Accept-Charset can tell the character sets handled

     Accept-Charset: iso-8859-5, unicode-1-1;q=0.8

Accept-Encoding can tell the encodings handled

      Accept-Encoding: compress;q=0.5, gzip;q=1.0

Accept-Language

    Accept-Language: da, en-gb;q=0.8, en;q=0.7

Dates

For caching and expires, the client and server need to use dates

HTTP recognises three date formats

Sun, 06 Nov 1994 08:49:37 GMT  ; RFC 822, updated by RFC 1123
Sunday, 06-Nov-94 08:49:37 GMT ; RFC 850, obsoleted by RFC 1036
Sun Nov  6 08:49:37 1994       ; ANSI C's asctime() format

The HTTP protocol specifies the possible date formats as

      HTTP-date    = rfc1123-date | rfc850-date | asctime-date
      rfc1123-date = wkday "," SP date1 SP time SP "GMT"
      rfc850-date  = weekday "," SP date2 SP time SP "GMT"
      asctime-date = wkday SP date3 SP time SP 4DIGIT
      date1        = 2DIGIT SP month SP 4DIGIT
                     ; day month year (e.g., 02 Jun 1982)
      date2        = 2DIGIT "-" month "-" 2DIGIT
                     ; day-month-year (e.g., 02-Jun-82)
      date3        = month SP ( 2DIGIT | ( SP 1DIGIT ))
                     ; month day (e.g., Jun  2)
      time         = 2DIGIT ":" 2DIGIT ":" 2DIGIT
                     ; 00:00:00 - 23:59:59
      wkday        = "Mon" | "Tue" | "Wed"
                   | "Thu" | "Fri" | "Sat" | "Sun"
      weekday      = "Monday" | "Tuesday" | "Wednesday"
                   | "Thursday" | "Friday" | "Saturday" | "Sunday"
      month        = "Jan" | "Feb" | "Mar" | "Apr"
                   | "May" | "Jun" | "Jul" | "Aug"

Authentication

If a server wishes the client to authenticate its request, it does so by first rejecting the request with a "401" message. As part of this rejection, it should indicate in the "WWW-Authenticate" field information about the authorisation "realm" so that the client can determine if it possesses an authorisation for that realm. The client can then try again, but this time it includes a user-id and password.

This is not a very secure scheme. All the HTTP messages are sent in plain text format. The user-id and password are not encrypted in any way.

POST versus GET

"Normal" queries use GET. Strictly, if a request is "idempotent" it should use GET. Idempotent means that the client is not asking for a state change in the server, and would expect a repeat request to return the same result. This is the norm for static document requests

GET http://localhost/index.html

GET should also be used for idempotent form requests. Again, these are ones that do not cause any (visible) change of state.

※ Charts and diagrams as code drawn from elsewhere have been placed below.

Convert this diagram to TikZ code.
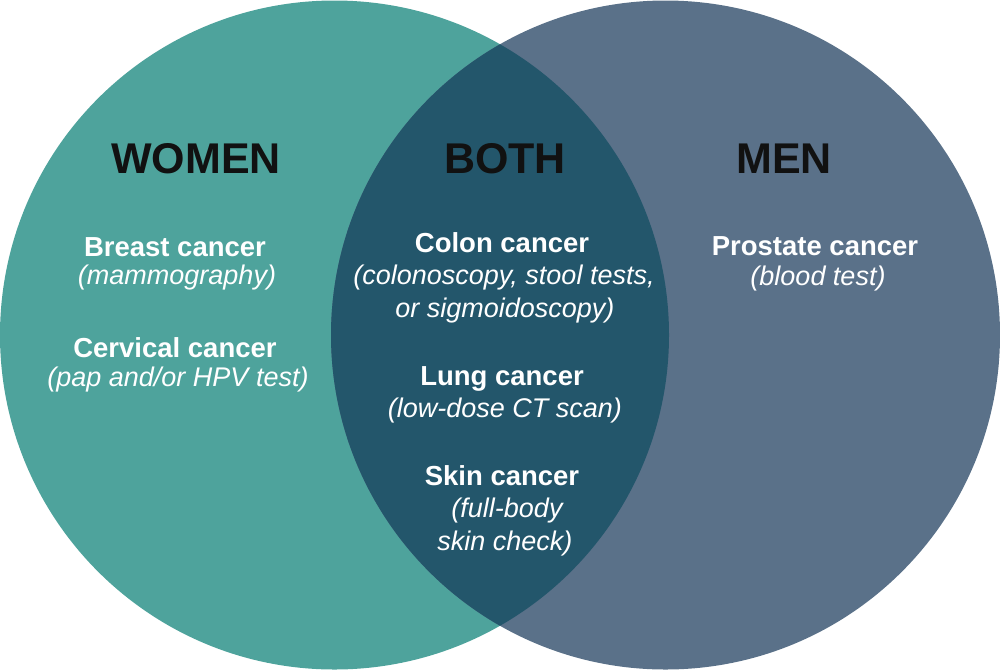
\documentclass[tikz,border=0pt]{standalone}
\usepackage{fontspec}
\setmainfont{Liberation Sans}
\definecolor{womencol}{HTML}{4EA39C}
\definecolor{mencol}{HTML}{5A7189}
\definecolor{bothcol}{HTML}{23566B}
\definecolor{titlecol}{HTML}{111111}
\tikzset{
  title/.style={anchor=base, text=titlecol, font=\fontsize{43}{43}\selectfont\bfseries},
  head/.style={anchor=base, text=white, font=\fontsize{27.5}{27.5}\selectfont\bfseries, inner sep=0pt},
  sub/.style={anchor=base, text=white, font=\fontsize{27}{27}\selectfont\itshape, inner sep=0pt},
}
\begin{document}
\begin{tikzpicture}[x=1pt,y=-1pt]
\useasboundingbox (0,0) rectangle (1000,670);
\fill[womencol] (334.5,335) circle[radius=334.5];
\fill[mencol] (665.5,335) circle[radius=334.5];
\begin{scope}
\clip (334.5,335) circle[radius=334.5];
\fill[bothcol] (665.5,335) circle[radius=334.5];
\end{scope}
% titles
\node[title] (tw) at (196,173) {WOMEN};
\node[title] (tb) at (505,173) {BOTH};
\node[title] (tm) at (784,173) {MEN};
% women
\node[head] (w1) at (175,256) {Breast cancer};
\node[sub] (w1s) at (177,284) {(mammography)};
\node[head] (w2) at (175,357) {Cervical cancer};
\node[sub] (w2s) at (178,386) {(pap and/or HPV test)};
% both
\node[head] (b1) at (502,252) {Colon cancer};
\node[sub] (b1s) at (504,284) {(colonoscopy, stool tests,};
\node[sub] (b1t) at (505,317) {or sigmoidoscopy)};
\node[head] (b2) at (502,385) {Lung cancer};
\node[sub] (b2s) at (505,417) {(low-dose CT scan)};
\node[head] (b3) at (502,485) {Skin cancer};
\node[sub] (b3s) at (507,517) {(full-body};
\node[sub] (b3t) at (505,550) {skin check)};
% men
\node[head] (m1) at (815,255) {Prostate cancer};
\node[sub] (m1s) at (818,285) {(blood test)};
\end{tikzpicture}
\end{document}
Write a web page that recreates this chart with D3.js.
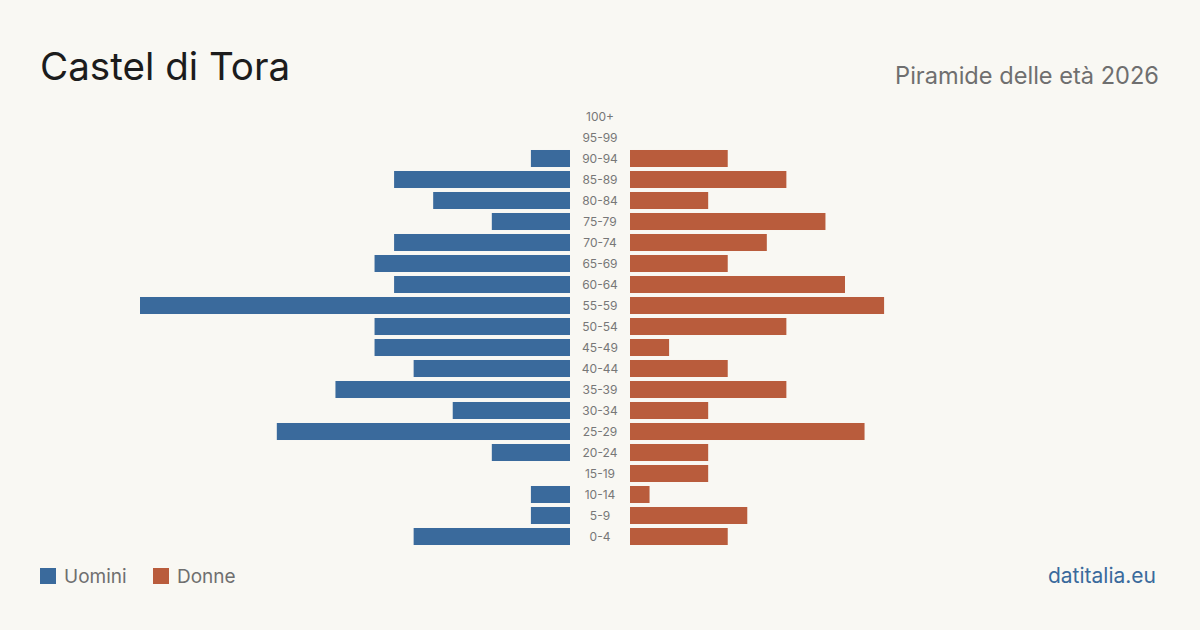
<!DOCTYPE html>
<html>
<head>
<meta charset="utf-8">
<script src="https://cdn.jsdelivr.net/npm/d3@7"></script>
<style>
  html, body { margin: 0; padding: 0; background: #f9f8f3; }
  svg { display: block; font-family: Inter, "Noto Sans", sans-serif; }
</style>
</head>
<body>
<svg width="1200" height="630"></svg>
<script>
// classi di età, dall'alto verso il basso
const ageGroups = ['100+', '95-99', '90-94', '85-89', '80-84', '75-79', '70-74', '65-69', '60-64',
  '55-59', '50-54', '45-49', '40-44', '35-39', '30-34', '25-29', '20-24', '15-19', '10-14', '5-9', '0-4'];
const men   = [0, 0, 2, 9, 7, 4, 9, 10, 9, 22, 10, 10, 8, 12, 6, 15, 4, 0, 2, 2, 8];
const women = [0, 0, 5, 8, 4, 10, 7, 5, 11, 13, 8, 2, 5, 8, 4, 12, 4, 4, 1, 6, 5];
const legendLabels = ['Uomini', 'Donne'];

const blue = '#3a6a9c';
const red = '#b95c3c';

const svg = d3.select('svg');

svg.append('rect').attr('width', 1200).attr('height', 630).attr('fill', '#f9f8f3');

svg.append('text')
  .attr('x', 40).attr('y', 80)
  .attr('font-size', 38.6)
  .attr('fill', '#1c1c1c')
  .text('Castel di Tora');

svg.append('text')
  .attr('x', 1159).attr('y', 84)
  .attr('text-anchor', 'end')
  .attr('font-size', 23.6)
  .attr('fill', '#6f6f6f')
  .text('Piramide delle età 2026');

const y = d3.scaleBand()
  .domain(ageGroups)
  .range([106, 547])
  .paddingInner(0.19)
  .paddingOuter(0.095);

const maxVal = d3.max([...men, ...women]);
const x = d3.scaleLinear().domain([0, maxVal]).range([0, 430]);

const leftEdge = 570, rightEdge = 630, center = 600;

const rows = ageGroups.map((g, i) => ({ group: g, m: men[i], f: women[i] }));

// Uomini a sinistra
svg.append('g')
  .selectAll('rect')
  .data(rows.filter(d => d.m > 0))
  .enter().append('rect')
  .attr('x', d => leftEdge - x(d.m))
  .attr('y', d => y(d.group))
  .attr('width', d => x(d.m))
  .attr('height', y.bandwidth())
  .attr('fill', blue);

// Donne a destra
svg.append('g')
  .selectAll('rect')
  .data(rows.filter(d => d.f > 0))
  .enter().append('rect')
  .attr('x', rightEdge)
  .attr('y', d => y(d.group))
  .attr('width', d => x(d.f))
  .attr('height', y.bandwidth())
  .attr('fill', red);

svg.append('g')
  .selectAll('text')
  .data(rows)
  .enter().append('text')
  .attr('x', center)
  .attr('y', d => y(d.group) + y.bandwidth() / 2)
  .attr('dy', '0.35em')
  .attr('text-anchor', 'middle')
  .attr('font-size', 12)
  .attr('fill', '#777')
  .text(d => d.group);

// legenda
const legend = svg.append('g')
  .selectAll('g')
  .data(legendLabels)
  .enter().append('g')
  .attr('transform', (d, i) => `translate(${40 + i * 113},568)`);

legend.append('rect')
  .attr('width', 16).attr('height', 16)
  .attr('fill', (d, i) => i === 0 ? blue : red);

legend.append('text')
  .attr('x', 24).attr('y', 15)
  .attr('font-size', 19)
  .attr('fill', '#6f6f6f')
  .text(d => d);

svg.append('text')
  .attr('x', 1156).attr('y', 583)
  .attr('text-anchor', 'end')
  .attr('font-size', 21)
  .attr('fill', blue)
  .text('datitalia.eu');
</script>
</body>
</html>
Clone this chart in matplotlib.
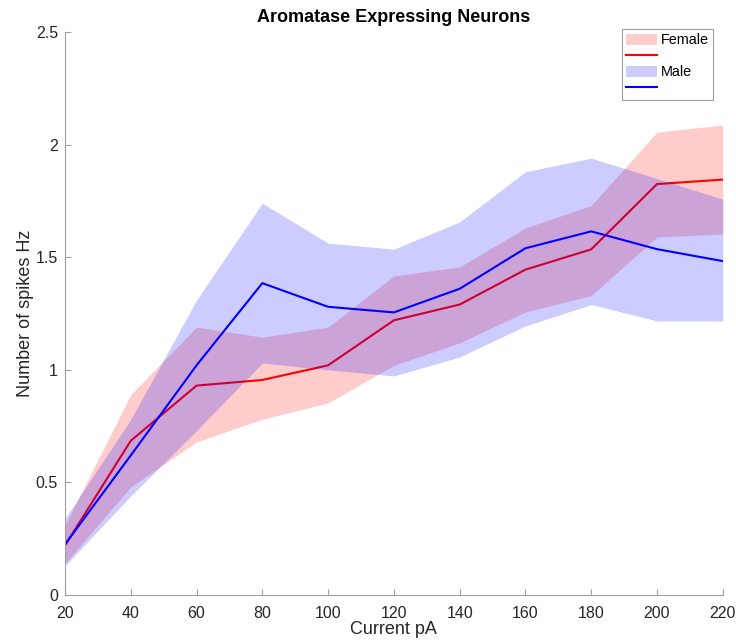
"""Aromatase expressing neurons: spikes vs current"""

import matplotlib.pyplot as plt
import numpy as np

###Adjustments
font_size = 11.5
fig_size = (7.36, 6.42)
dpi = 100
###Adjustments end

current = [20, 40, 60, 80, 100, 120, 140, 160, 180, 200, 220]

female_mean = [0.22, 0.685, 0.93, 0.955, 1.02, 1.22, 1.29, 1.445, 1.535, 1.825, 1.845]
female_upper = [0.31, 0.89, 1.19, 1.145, 1.19, 1.417, 1.457, 1.63, 1.73, 2.056, 2.087]
female_lower = [0.14, 0.48, 0.68, 0.78, 0.853, 1.02, 1.12, 1.257, 1.33, 1.59, 1.603]

male_mean = [0.225, 0.62, 1.02, 1.385, 1.28, 1.255, 1.36, 1.54, 1.615, 1.536, 1.483]
male_upper = [0.34, 0.78, 1.31, 1.74, 1.563, 1.536, 1.657, 1.88, 1.94, 1.85, 1.758]
male_lower = [0.13, 0.44, 0.73, 1.03, 1.0, 0.973, 1.057, 1.195, 1.29, 1.217, 1.217]

plt.rcParams['font.family'] = ['Liberation Sans', 'DejaVu Sans']

fig = plt.figure(figsize=fig_size, dpi=dpi)
ax = fig.add_axes([0.0883, 0.0732, 0.8937, 0.8768])

# draw in the same order as the original: each fill covers the lines drawn before it
ax.fill_between(current, female_lower, female_upper, color=(1, 0, 0), alpha=0.2,
                linewidth=0, label='Female', zorder=1)
ax.plot(current, female_mean, color=(1, 0, 0), linewidth=1.5, label=' ', zorder=2)
ax.fill_between(current, male_lower, male_upper, color=(0, 0, 1), alpha=0.2,
                linewidth=0, label='Male', zorder=3)
ax.plot(current, male_mean, color=(0, 0, 1), linewidth=1.5, label='  ', zorder=4)

ax.set_xlim(20, 220)
ax.set_ylim(0, 2.5)
ax.set_xticks(np.arange(20, 221, 20))
ax.set_yticks([0, 0.5, 1, 1.5, 2, 2.5])
ax.set_yticklabels(['0', '0.5', '1', '1.5', '2', '2.5'])

for side in ['top', 'right']:
    ax.spines[side].set_visible(False)
for side in ['left', 'bottom']:
    ax.spines[side].set_color('#a0a0a0')
    ax.spines[side].set_zorder(5)
ax.tick_params(direction='in', length=4, color='#a0a0a0', labelcolor='#262626',
               labelsize=font_size)
ax.tick_params(axis='x', pad=8)
ax.tick_params(axis='y', pad=5)

ax.set_title('Aromatase Expressing Neurons', fontsize=13, fontweight='bold', pad=7)
ax.set_xlabel('Current pA', fontsize=13, color='#262626', labelpad=0)
ax.set_ylabel('Number of spikes Hz', fontsize=13, color='#262626', labelpad=1)

leg = ax.legend(loc='upper right', bbox_to_anchor=(0.985, 1.006), fontsize=10.4,
                fancybox=False, framealpha=1, edgecolor='#a0a0a0',
                handlelength=2.1, handleheight=0.8, labelspacing=0.15,
                handletextpad=0.28, borderpad=0.3, borderaxespad=0)
leg.get_frame().set_linewidth(0.8)

fig.savefig('out.png', dpi=dpi)
plt.close()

GET http://localhost/cgi-bin/test-cgi?name=jan

Parameters are passed after a '?', in the form vbl=value. Any problematic characters have to be escaped. e.g. space is written as its Ascii value in hex as '%20' (or '+'). GET url's can become very long. They can also be a security leak since the form data is visible in the url and is often saved in bookmarks, log files, etc.

Note that a GET request that e.g. increases a count of logins to the server is still regarded as idempotent since it is not visible to the client.

Queries may be intended to result in state changes on the server. e.g. uploading a file, confirming a transaction, etc. These queries should use POST, and include form data in the content part of the message.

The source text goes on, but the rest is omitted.